La manufacture Croc-Jorrand
La manufacture Croc-Jorrand a été fondée dans les années 1820-1830 par Pierre Croc à Aubusson, à la confluence de la Creuse et de la Beauze.
Le site a ensuite été repris plusieurs fois avant de devenir aujourd'hui la MEFAA (Maison de l'Emploi et de la Formation de l'Arrondissement d'Aubusson).

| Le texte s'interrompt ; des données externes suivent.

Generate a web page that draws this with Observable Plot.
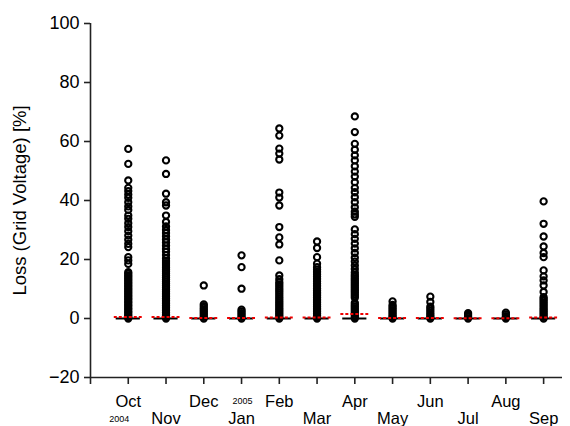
<!DOCTYPE html>
<html><head><meta charset="utf-8">
<script src="https://cdn.jsdelivr.net/npm/d3@7"></script>
<script src="https://cdn.jsdelivr.net/npm/@observablehq/plot@0.6"></script>
<style>body{margin:0;background:#fff}</style>
</head><body><div id="chart"></div>
<script>
const months = ["Oct","Nov","Dec","Jan","Feb","Mar","Apr","May","Jun","Jul","Aug","Sep"];
const yTicks = [-20, 0, 20, 40, 60, 80, 100];
const yLabel = "Loss (Grid Voltage) [%]";
const yearLabels = ["2004", "2005"];

const octLoss = [57.5, 52.4, 46.8, 44.3, 43.2, 42.0, 40.9, 39.4, 38.0, 36.8, 34.9, 33.8, 32.3, 31.0, 29.6, 28.1, 26.7, 25.3, 24.2, 20.8, 19.7, 18.5,
  15.7, 15.2, 14.6, 14.1, 13.5, 13.0, 12.4, 11.9, 11.3, 10.8, 10.2, 9.7, 9.1, 8.6, 8.0, 7.5, 6.9, 6.4, 5.8, 5.3, 4.7, 4.2, 3.6, 3.1, 2.5, 2.0, 1.4, 0.9, 0.4, 0];
const novLoss = [53.6, 49.0, 42.3, 39.4, 38.3, 34.9, 32.7, 31.2, 30.0, 29.0, 27.9, 26.8, 25.8, 24.7, 23.6, 22.6, 21.5, 20.4, 19.5, 18.8, 18.1, 17.4, 16.7, 16.0, 15.3, 14.6, 13.9, 13.2, 12.5, 11.8, 11.1, 10.4,
  9.8, 9.2, 8.6, 8.0, 7.4, 6.8, 6.2, 5.6, 5.0, 4.4, 3.8, 3.2, 2.6, 2.0, 1.4, 0.9, 0.4, 0];
const decLoss = [11.2, 4.8, 4.2, 3.6, 3.0, 2.4, 1.8, 1.2, 0.6, 0];
const janLoss = [21.4, 17.4, 10.1, 3.0, 2.4, 1.8, 1.2, 0.6, 0];
const febLoss = [64.4, 62.0, 57.6, 55.9, 53.9, 42.7, 41.0, 38.3, 31.0, 27.5, 25.1, 19.7, 14.6, 13.3, 12.3, 11.6, 10.9, 10.2, 9.5, 8.8, 8.1, 7.4, 6.7, 6.0, 5.4, 4.8, 4.2, 3.6, 3.0, 2.4, 1.8, 1.2, 0.6, 0];
const marLoss = [26.1, 23.9, 20.8, 18.6, 17.4, 16.6, 15.8, 15.0, 14.2, 13.4, 12.6, 11.8, 11.0, 10.2, 9.5, 8.9, 8.3, 7.7, 7.1, 6.5, 5.9, 5.3, 4.7, 4.1, 3.5, 2.9, 2.3, 1.7, 1.1, 0.5, 0];
const aprLoss = [68.5, 63.2, 59.2, 57.2, 55.3, 53.6, 51.6, 49.8, 48.1, 46.2, 44.3, 42.8, 41.1, 39.4, 37.7, 36.2, 35.3, 34.5,
  30.2, 28.6, 27.0, 25.4, 23.8, 22.2, 20.6, 19.3, 18.0, 16.8, 15.6, 14.8, 14.2, 13.6, 13.0, 12.4, 11.8, 11.2, 10.6, 10.0, 9.4, 8.8, 8.2, 7.6, 7.0,
  5.3, 4.7, 4.1, 3.5, 2.9, 2.3, 1.7, 1.1, 0.5, 0];
const mayLoss = [5.8, 4.6, 4.0, 3.4, 2.8, 2.2, 1.6, 1.0, 0.5, 0];
const junLoss = [7.4, 5.6, 4.0, 3.3, 2.6, 1.9, 1.2, 0.6, 0];
const julLoss = [1.8, 1.2, 0.6, 0];
const augLoss = [2.0, 1.4, 0.8, 0.3, 0];
const sepLoss = [39.7, 32.1, 27.8, 24.4, 22.2, 20.8, 16.3, 14.3, 12.9, 11.2, 9.0, 7.2, 6.6, 6.0, 5.4, 4.8, 4.2, 3.6, 3.0, 2.4, 1.8, 1.2, 0.6, 0];
const medianLoss = [0, 0, 0, 0, 0, 0, 0, 0, 0, 0, 0, 0];
const meanLoss = [0.5, 0.5, 0.2, 0.2, 0.3, 0.3, 1.5, 0.2, 0.2, 0.1, 0.1, 0.3];

const series = [octLoss, novLoss, decLoss, janLoss, febLoss, marLoss, aprLoss, mayLoss, junLoss, julLoss, augLoss, sepLoss];
const points = series.flatMap((vals, i) => vals.map(v => ({m: i, v})));
const boxes = months.map((name, i) => ({m: i, name, med: medianLoss[i], mean: meanLoss[i]}));
const hw = 0.32;
const idx = months.map((_, i) => i);
const upperRow = idx.filter(i => i % 2 === 0);
const lowerRow = idx.filter(i => i % 2 === 1);

const chart = Plot.plot({
  width: 570, height: 426,
  marginLeft: 90, marginRight: 8, marginTop: 23, marginBottom: 49,
  style: {fontFamily: "'Liberation Sans', Arial, sans-serif", fontSize: "18px", color: "#000", background: "#fff", overflow: "visible"},
  x: {type: "linear", domain: [-1, 11.5], axis: null},
  y: {domain: [-20, 100], axis: null},
  marks: [
    Plot.ruleY(boxes, {y: "med", x1: d => d.m - hw, x2: d => d.m + hw, stroke: "#000", strokeWidth: 2}),
    Plot.dot(points, {x: "m", y: "v", r: 3.1, stroke: "#000", strokeWidth: 2.1, fill: "none"}),
    Plot.ruleY(boxes, {y: "mean", x1: d => d.m - hw - 0.05, x2: d => d.m + hw + 0.05, stroke: "#ee0000", strokeWidth: 2, strokeDasharray: "3,2"}),
    Plot.ruleX([-1], {y1: -20, y2: 100, stroke: "#222", strokeWidth: 1.6}),
    Plot.ruleY([-20], {x1: -1, x2: 11.5, stroke: "#222", strokeWidth: 1.6}),
    Plot.axisY(yTicks, {anchor: "left", tickSize: 6, tickPadding: 5, label: null, fontSize: 18, strokeWidth: 1.6, stroke: "#222"}),
    Plot.axisX([-1, ...idx], {anchor: "bottom", tickSize: 7, tickFormat: () => "", label: null, strokeWidth: 1.6, stroke: "#222"}),
    Plot.axisX(upperRow, {anchor: "bottom", tickSize: 0, tickPadding: 18, tickFormat: i => months[i], label: null, fontSize: 16.5, letterSpacing: "0.6px"}),
    Plot.axisX(lowerRow, {anchor: "bottom", tickSize: 0, tickPadding: 35, tickFormat: i => months[i], label: null, fontSize: 16.5, letterSpacing: "0.6px"}),
    Plot.text([yearLabels[0]], {x: 0, y: -20, dx: -9, dy: 42, fontSize: 9}),
    Plot.text([yearLabels[1]], {x: 3, y: -20, dx: 1, dy: 24, fontSize: 9}),
    Plot.text([yLabel], {frameAnchor: "left", textAnchor: "middle", rotate: -90, dx: -70, fontSize: 18.5})
  ]
});
document.getElementById("chart").append(chart);
</script>
</body></html>
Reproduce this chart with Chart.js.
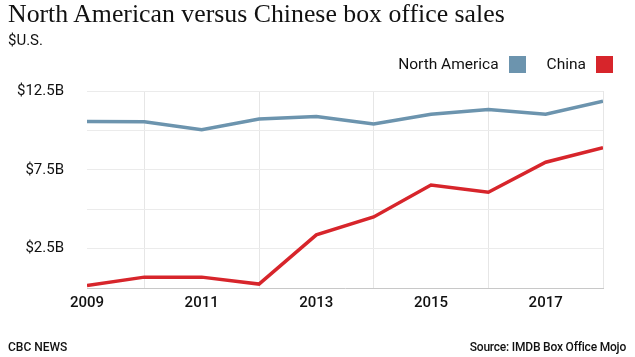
<!DOCTYPE html>
<html>
<head>
<meta charset="utf-8">
<script src="https://cdn.jsdelivr.net/npm/chart.js@4/dist/chart.umd.min.js"></script>
<style>
  html, body { margin: 0; padding: 0; background: #fff; }
  #wrap { position: relative; width: 635px; height: 357px; overflow: hidden; font-family: Roboto, "DejaVu Sans", sans-serif; color: #111; }
  #c { position: absolute; left: 0; top: 0; }
  .abs { position: absolute; white-space: nowrap; }
  #title { left: 8px; top: -1px; font-family: "Liberation Serif", "DejaVu Serif", serif; font-size: 25.8px; color: #111; }
  #sub { left: 8px; top: 31px; font-size: 15px; }
  #legend { right: 22px; top: 55px; font-size: 15.5px; display: flex; align-items: center; }
  #legend .sw { display: inline-block; width: 17px; height: 17px; margin-left: 10px; }
  #legend .item { display: flex; align-items: center; }
  #legend .item + .item { margin-left: 21px; }
  #footL { left: 8px; top: 340px; font-size: 12px; font-weight: 500; }
  #footR { right: 9px; top: 340px; font-size: 12px; font-weight: 500; letter-spacing: -0.2px; }
</style>
</head>
<body>
<div id="wrap">
  <canvas id="c" width="635" height="357"></canvas>
  <div class="abs" id="title">North American versus Chinese box office sales</div>
  <div class="abs" id="sub">$U.S.</div>
  <div class="abs" id="legend"></div>
  <div class="abs" id="footL">CBC NEWS</div>
  <div class="abs" id="footR">Source: IMDB Box Office Mojo</div>
</div>
<script>
// Data (billions of US dollars)
const years = [2009, 2010, 2011, 2012, 2013, 2014, 2015, 2016, 2017, 2018];
const northAmerica = [10.57, 10.55, 10.05, 10.72, 10.88, 10.40, 11.03, 11.33, 11.03, 11.85];
const china = [0.16, 0.69, 0.69, 0.25, 3.37, 4.51, 6.53, 6.08, 7.98, 8.90];
const seriesNames = ['North America', 'China'];
const seriesColors = ['#6c94ae', '#d7252b'];
const yTickLabelValues = [2.5, 7.5, 12.5];
const xTickLabelYears = [2009, 2011, 2013, 2015, 2017];

// HTML legend (text then swatch)
const legendEl = document.getElementById('legend');
seriesNames.forEach((n, i) => {
  const it = document.createElement('span');
  it.className = 'item';
  const t = document.createElement('span');
  t.textContent = n;
  const sw = document.createElement('span');
  sw.className = 'sw';
  sw.style.background = seriesColors[i];
  it.appendChild(t); it.appendChild(sw);
  legendEl.appendChild(it);
});

const toPoints = arr => arr.map((v, i) => ({ x: years[i], y: v }));

new Chart(document.getElementById('c'), {
  type: 'line',
  data: {
    datasets: [
      { label: seriesNames[0], data: toPoints(northAmerica), borderColor: seriesColors[0], borderWidth: 3.5, pointRadius: 0, tension: 0, fill: false },
      { label: seriesNames[1], data: toPoints(china), borderColor: seriesColors[1], borderWidth: 3.5, pointRadius: 0, tension: 0, fill: false }
    ]
  },
  options: {
    responsive: false,
    animation: false,
    devicePixelRatio: 1,
    layout: { padding: { left: 0, right: 32, top: 91, bottom: 0 } },
    plugins: { legend: { display: false }, title: { display: false }, tooltip: { enabled: false } },
    scales: {
      x: {
        type: 'linear',
        min: 2009, max: 2018,
        afterFit: s => { s.height = 69; },
        border: { display: true, color: '#c8c8c8', width: 1 },
        grid: {
          drawTicks: false,
          color: ctx => (ctx.tick && ctx.tick.value % 2 === 0) ? '#e6e6e6' : 'rgba(0,0,0,0)',
          lineWidth: 1
        },
        ticks: {
          stepSize: 1,
          autoSkip: false,
          maxRotation: 0,
          padding: 6,
          color: '#111',
          font: { family: 'Roboto', size: 15, weight: '500' },
          callback: v => xTickLabelYears.includes(v) ? String(v) : ''
        }
      },
      y: {
        min: 0, max: 12.5,
        afterFit: s => { s.width = 87; },
        border: { display: false },
        grid: {
          drawTicks: false,
          color: ctx => (ctx.tick && ctx.tick.value === 0) ? 'rgba(0,0,0,0)' : '#ebebeb',
          lineWidth: 1
        },
        ticks: {
          stepSize: 2.5,
          padding: 23,
          color: '#111',
          font: { family: 'Roboto', size: 15 },
          callback: v => yTickLabelValues.includes(v) ? '$' + v + 'B' : ''
        }
      }
    }
  }
});
</script>
</body>
</html>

Pierre Croc se lance dans la fabrication de tapisseries de basse-lisse, son fils s'associe ensuite à lui. À sa mort en 1868, c'est son gendre Adolphe Martial Jorrand qui prend la direction de l'entreprise. Il est lui-même rejoint par ses fils à partir des années 1890, Louis étant chargé de la gestion, Antoine de la partie artistique. Ce dernier, par sa fourniture de cartons, que ce soit à Aubusson ou aux Gobelins, est d'ailleurs considéré comme l'un des précurseurs de la rénovation de la tapisserie dès 1900. Il se tourne vers la tapisserie médiévale, tant pour ses caractéristiques plastiques que pour son écriture technique. On lui doit La Fée des Bois, créée en 1907.
Les membres de cette grande famille de tapissiers sont influents à Aubusson, où ils occupent différentes fonctions aussi bien dans le conseil municipal, au conseil des Prudhommes ou à la Chambre consultative des Artset Manufactures de la ville.
La manufacture Croc-Jorrand est une des deux grandes entreprises qui se tournent très tôt vers la production de tapis mécaniques à l'aide de métiers Jacquart à côté de la production de tapisserie de basse-lisse. Ainsi, la production de la manufacture estimée à 30 000 francs vers 1830, dépasse le million en 1878, employant alors plus de 450 ouvriers. De nombreuses médailles viennent récompenser ce travail, notamment une médaille d'argent à l'Exposition Universelle de Paris de 1867. Vers 1900, elle emploie encore près de 300 ouvriers au moment où elle est à nouveau récompensée d'un grand prix à l'Exposition universelle de Paris.
Après la Première Guerre mondiale, face aux difficultés, les établissements Croc-Jorrand fusionnent avec la manufacture Danton pour former une seule entité dont la raison sociale est "Aux Fabriques d'Aubusson". Cette société, dont le siège social est à Paris, au 13 rue Lafayette, a un capital de 4 à 5 millions de francs. Elle émet à ce moment-là plusieurs séries d'actions et emploie encore quelques 235 ouvriers. Elle réalise de prestigieuses œuvres pour l'Exposition internationale des Arts décoratifs de 1925, notamment pour le pavillon "Une ambassade française" avec un somptueux tapis d'après Édouard Benedictus.
Malheureusement victime de la crise économique qui frappe l'Europe et le monde au début des années 1930, elle fait faillite en 1932.